● **EXERCISE GOAL**
Repeat exactly the stretch of lines from the line containing "Generate a Python" through the line containing "ms=6, label='Sale Price', clip_on=False, zorder=4)", both included, and nothing else.

● **MATERIAL PROVIDED**
------
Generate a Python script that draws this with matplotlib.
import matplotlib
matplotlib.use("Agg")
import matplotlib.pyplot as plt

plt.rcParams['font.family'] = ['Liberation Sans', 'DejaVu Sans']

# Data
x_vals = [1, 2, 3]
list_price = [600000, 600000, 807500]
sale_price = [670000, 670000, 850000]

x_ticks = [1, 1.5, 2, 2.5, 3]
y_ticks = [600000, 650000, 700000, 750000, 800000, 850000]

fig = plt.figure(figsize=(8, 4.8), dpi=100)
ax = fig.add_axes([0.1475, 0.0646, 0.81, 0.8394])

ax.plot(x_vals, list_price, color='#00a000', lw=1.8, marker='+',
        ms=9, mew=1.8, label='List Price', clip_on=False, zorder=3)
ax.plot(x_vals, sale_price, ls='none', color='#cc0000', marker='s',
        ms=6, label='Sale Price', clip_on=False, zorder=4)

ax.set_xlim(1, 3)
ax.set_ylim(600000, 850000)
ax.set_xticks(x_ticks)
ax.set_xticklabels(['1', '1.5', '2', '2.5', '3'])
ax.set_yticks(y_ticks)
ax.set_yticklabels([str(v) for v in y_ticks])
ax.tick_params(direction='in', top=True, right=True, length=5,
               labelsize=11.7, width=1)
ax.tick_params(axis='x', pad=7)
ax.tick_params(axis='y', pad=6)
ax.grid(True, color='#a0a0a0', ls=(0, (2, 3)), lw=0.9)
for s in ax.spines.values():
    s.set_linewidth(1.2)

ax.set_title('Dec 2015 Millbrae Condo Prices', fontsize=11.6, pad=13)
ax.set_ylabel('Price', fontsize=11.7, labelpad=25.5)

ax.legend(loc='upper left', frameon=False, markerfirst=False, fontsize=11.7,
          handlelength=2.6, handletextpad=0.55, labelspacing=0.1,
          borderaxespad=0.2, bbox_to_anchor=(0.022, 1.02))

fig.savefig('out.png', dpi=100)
------
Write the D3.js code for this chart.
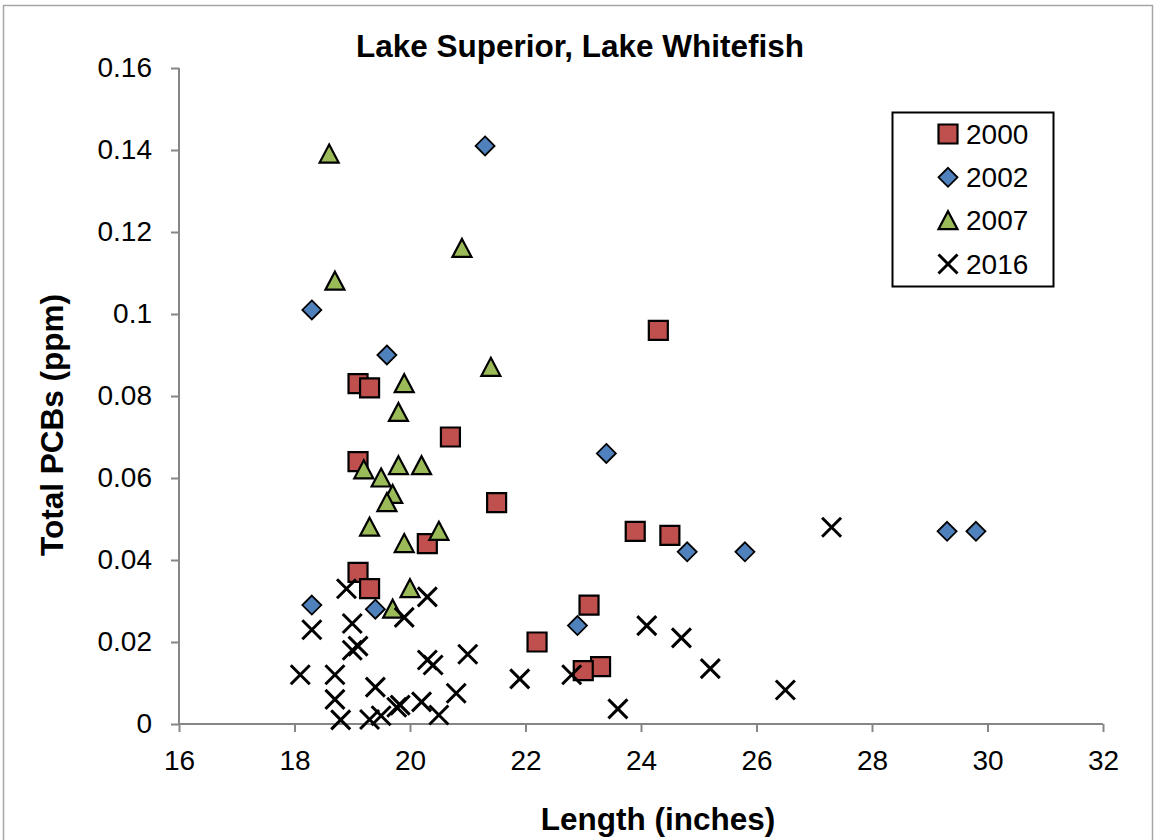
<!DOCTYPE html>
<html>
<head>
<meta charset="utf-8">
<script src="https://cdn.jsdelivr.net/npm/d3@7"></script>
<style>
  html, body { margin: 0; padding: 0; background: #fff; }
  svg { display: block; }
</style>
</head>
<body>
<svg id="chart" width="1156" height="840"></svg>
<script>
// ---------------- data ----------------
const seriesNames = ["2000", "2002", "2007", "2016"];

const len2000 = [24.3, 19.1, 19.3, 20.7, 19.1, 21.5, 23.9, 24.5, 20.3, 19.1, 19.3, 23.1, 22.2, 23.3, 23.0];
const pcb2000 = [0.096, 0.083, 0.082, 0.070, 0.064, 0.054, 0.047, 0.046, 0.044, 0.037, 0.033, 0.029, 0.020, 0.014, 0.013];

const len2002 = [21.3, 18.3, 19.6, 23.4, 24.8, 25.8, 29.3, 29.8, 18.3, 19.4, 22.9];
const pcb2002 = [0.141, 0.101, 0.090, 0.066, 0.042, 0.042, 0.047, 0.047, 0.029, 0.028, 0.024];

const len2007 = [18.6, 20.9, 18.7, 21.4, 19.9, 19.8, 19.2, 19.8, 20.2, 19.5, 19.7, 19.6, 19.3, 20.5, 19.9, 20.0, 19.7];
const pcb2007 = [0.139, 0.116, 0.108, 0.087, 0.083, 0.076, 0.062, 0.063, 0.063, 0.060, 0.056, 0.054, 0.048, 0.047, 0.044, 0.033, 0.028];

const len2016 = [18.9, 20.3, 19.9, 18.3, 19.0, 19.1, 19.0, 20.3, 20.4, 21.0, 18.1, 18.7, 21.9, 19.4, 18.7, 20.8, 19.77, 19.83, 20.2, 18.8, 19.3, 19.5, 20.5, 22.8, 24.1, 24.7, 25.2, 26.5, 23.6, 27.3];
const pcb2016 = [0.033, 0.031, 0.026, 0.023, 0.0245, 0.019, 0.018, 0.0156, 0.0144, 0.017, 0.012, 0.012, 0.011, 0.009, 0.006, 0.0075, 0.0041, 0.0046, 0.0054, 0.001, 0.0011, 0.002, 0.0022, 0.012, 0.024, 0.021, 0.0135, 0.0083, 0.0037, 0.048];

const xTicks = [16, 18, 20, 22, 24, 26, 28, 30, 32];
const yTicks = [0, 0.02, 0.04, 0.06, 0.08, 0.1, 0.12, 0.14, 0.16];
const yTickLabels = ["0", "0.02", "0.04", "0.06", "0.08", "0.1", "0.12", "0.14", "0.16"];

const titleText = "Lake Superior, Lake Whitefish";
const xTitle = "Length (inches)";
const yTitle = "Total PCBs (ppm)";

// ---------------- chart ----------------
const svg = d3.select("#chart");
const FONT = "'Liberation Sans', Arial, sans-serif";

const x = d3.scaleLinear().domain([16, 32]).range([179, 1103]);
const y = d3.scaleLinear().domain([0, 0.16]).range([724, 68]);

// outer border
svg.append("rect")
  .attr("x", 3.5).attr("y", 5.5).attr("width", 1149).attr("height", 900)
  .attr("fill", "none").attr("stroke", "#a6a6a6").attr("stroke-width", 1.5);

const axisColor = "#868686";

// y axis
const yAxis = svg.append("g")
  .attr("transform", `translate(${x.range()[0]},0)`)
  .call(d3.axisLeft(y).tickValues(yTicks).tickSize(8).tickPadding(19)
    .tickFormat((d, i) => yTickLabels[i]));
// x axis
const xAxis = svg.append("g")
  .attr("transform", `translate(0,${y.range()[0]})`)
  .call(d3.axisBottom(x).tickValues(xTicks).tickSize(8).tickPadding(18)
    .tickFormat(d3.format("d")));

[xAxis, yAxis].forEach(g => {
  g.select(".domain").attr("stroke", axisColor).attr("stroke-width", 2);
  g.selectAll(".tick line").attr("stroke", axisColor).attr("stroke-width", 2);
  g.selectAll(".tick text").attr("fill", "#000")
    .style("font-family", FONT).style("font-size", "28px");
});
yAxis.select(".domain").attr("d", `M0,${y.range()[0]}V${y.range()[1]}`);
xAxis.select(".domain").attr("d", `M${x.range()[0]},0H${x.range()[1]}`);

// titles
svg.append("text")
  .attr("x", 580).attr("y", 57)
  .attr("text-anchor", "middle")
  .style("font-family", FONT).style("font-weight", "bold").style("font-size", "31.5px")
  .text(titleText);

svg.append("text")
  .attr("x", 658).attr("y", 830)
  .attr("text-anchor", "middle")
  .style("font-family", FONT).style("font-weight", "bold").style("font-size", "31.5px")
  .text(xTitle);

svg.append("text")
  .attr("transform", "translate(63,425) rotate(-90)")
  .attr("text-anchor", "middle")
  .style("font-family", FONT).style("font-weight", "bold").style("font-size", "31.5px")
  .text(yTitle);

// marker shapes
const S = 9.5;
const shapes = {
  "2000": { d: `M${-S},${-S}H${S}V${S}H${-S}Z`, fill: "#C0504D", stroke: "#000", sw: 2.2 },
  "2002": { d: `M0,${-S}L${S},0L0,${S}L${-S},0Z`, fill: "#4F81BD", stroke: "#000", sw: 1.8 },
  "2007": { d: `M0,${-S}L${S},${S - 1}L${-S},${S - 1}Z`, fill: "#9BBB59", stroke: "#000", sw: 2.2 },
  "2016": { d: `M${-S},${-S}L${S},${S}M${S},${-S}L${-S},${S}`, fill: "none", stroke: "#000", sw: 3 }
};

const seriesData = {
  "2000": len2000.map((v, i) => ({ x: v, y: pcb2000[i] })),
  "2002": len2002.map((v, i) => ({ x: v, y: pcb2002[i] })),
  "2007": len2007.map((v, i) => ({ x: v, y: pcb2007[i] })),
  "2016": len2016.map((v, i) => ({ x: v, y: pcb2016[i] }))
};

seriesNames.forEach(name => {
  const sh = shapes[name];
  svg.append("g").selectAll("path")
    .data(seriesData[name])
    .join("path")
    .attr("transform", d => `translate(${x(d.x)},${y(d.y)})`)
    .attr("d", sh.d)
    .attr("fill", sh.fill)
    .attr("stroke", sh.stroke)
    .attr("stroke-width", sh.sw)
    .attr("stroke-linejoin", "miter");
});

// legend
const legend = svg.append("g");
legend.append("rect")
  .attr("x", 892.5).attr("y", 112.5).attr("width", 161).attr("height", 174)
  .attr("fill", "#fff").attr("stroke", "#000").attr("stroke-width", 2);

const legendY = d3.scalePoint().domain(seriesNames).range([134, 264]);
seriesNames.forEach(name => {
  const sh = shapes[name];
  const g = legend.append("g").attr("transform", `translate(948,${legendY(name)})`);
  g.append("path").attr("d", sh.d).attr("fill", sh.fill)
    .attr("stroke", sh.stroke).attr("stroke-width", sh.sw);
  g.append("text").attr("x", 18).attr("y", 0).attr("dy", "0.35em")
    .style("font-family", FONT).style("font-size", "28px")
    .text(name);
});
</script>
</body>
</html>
------
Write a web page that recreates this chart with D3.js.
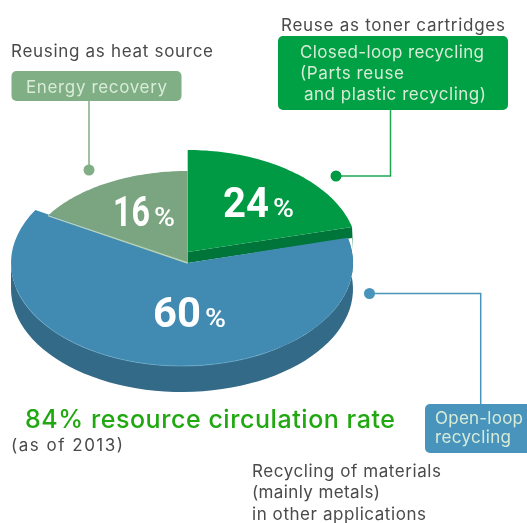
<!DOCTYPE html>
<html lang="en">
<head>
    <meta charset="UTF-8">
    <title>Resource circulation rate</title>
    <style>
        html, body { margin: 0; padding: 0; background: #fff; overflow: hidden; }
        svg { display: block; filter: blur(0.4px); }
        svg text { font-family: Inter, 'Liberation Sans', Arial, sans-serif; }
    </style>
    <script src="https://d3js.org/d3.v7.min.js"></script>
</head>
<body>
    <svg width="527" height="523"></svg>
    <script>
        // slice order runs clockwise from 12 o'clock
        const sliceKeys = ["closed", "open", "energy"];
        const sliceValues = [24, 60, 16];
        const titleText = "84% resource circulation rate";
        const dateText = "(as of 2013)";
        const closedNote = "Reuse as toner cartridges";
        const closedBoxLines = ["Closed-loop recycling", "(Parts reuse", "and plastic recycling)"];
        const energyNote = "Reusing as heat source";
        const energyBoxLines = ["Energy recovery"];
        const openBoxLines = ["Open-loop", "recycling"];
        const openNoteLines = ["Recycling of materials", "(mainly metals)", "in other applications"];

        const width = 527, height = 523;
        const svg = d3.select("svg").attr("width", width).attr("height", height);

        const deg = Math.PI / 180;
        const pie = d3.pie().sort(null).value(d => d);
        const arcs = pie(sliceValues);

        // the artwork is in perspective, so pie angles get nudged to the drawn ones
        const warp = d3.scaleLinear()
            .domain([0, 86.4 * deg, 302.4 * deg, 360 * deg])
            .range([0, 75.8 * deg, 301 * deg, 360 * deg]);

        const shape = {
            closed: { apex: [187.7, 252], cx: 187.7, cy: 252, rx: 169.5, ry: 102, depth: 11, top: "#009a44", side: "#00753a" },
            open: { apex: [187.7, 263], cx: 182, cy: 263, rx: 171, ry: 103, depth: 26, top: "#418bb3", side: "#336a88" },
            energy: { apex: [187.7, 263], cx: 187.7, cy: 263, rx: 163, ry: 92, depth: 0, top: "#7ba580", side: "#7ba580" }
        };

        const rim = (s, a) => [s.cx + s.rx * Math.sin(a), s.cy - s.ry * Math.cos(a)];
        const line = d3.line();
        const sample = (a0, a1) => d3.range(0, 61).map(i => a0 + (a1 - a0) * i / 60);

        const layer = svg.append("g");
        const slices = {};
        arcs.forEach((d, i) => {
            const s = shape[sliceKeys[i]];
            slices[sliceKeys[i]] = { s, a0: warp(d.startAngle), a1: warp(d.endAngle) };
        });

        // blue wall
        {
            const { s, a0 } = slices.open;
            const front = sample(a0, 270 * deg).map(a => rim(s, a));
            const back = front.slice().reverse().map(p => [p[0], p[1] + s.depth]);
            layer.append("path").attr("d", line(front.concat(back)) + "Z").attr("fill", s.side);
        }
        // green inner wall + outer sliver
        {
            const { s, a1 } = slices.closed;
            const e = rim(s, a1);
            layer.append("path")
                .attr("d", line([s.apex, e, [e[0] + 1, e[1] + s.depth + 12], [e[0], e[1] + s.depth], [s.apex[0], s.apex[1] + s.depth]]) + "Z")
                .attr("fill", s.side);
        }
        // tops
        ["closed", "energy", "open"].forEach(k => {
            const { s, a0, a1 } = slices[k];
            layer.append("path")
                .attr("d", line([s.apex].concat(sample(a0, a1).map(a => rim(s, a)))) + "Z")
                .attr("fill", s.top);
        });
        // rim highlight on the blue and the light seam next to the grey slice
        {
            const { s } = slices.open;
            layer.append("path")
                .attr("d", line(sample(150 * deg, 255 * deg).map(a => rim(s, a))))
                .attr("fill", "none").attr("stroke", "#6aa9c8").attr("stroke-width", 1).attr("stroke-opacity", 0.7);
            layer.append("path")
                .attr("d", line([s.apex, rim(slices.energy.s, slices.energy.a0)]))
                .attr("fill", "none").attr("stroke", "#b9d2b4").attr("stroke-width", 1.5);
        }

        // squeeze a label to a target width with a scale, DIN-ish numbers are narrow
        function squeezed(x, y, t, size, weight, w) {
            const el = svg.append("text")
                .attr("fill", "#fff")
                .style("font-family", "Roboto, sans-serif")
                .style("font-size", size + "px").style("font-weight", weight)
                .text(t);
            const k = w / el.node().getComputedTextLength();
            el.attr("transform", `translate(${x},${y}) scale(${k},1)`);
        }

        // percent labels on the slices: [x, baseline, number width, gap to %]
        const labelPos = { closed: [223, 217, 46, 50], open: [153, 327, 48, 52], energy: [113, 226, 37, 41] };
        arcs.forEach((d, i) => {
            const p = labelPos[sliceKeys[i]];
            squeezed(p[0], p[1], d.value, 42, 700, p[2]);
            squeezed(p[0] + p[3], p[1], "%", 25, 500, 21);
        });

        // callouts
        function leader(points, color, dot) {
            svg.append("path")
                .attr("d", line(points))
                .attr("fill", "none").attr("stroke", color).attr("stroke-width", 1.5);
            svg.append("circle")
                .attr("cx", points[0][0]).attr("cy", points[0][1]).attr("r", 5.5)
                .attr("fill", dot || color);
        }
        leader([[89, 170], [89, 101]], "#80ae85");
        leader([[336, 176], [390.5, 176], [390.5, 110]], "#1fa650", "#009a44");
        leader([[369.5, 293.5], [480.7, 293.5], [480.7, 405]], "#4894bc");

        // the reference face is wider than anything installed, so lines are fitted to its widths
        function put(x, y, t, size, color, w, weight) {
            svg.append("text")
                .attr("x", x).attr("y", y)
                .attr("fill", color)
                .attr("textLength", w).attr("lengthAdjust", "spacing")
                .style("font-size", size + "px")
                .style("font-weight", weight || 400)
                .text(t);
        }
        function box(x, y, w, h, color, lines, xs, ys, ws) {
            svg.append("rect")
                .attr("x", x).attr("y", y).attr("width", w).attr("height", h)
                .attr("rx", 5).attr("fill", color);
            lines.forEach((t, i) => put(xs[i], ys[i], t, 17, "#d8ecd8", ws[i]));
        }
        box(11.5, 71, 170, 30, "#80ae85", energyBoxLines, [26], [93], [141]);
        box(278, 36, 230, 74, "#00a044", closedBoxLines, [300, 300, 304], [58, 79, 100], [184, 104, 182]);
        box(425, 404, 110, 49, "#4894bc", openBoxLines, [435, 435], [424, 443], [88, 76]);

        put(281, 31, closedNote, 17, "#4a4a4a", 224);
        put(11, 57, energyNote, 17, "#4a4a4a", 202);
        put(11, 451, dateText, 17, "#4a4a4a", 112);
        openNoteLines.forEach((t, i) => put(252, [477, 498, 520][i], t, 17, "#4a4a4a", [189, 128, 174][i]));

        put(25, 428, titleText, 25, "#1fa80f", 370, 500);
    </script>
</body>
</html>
------
● **SOLUTION TO THIS TASK**
Generate a Python script that draws this with matplotlib.
import matplotlib
matplotlib.use("Agg")
import matplotlib.pyplot as plt

plt.rcParams['font.family'] = ['Liberation Sans', 'DejaVu Sans']

# Data
x_vals = [1, 2, 3]
list_price = [600000, 600000, 807500]
sale_price = [670000, 670000, 850000]

x_ticks = [1, 1.5, 2, 2.5, 3]
y_ticks = [600000, 650000, 700000, 750000, 800000, 850000]

fig = plt.figure(figsize=(8, 4.8), dpi=100)
ax = fig.add_axes([0.1475, 0.0646, 0.81, 0.8394])

ax.plot(x_vals, list_price, color='#00a000', lw=1.8, marker='+',
        ms=9, mew=1.8, label='List Price', clip_on=False, zorder=3)
ax.plot(x_vals, sale_price, ls='none', color='#cc0000', marker='s',
        ms=6, label='Sale Price', clip_on=False, zorder=4)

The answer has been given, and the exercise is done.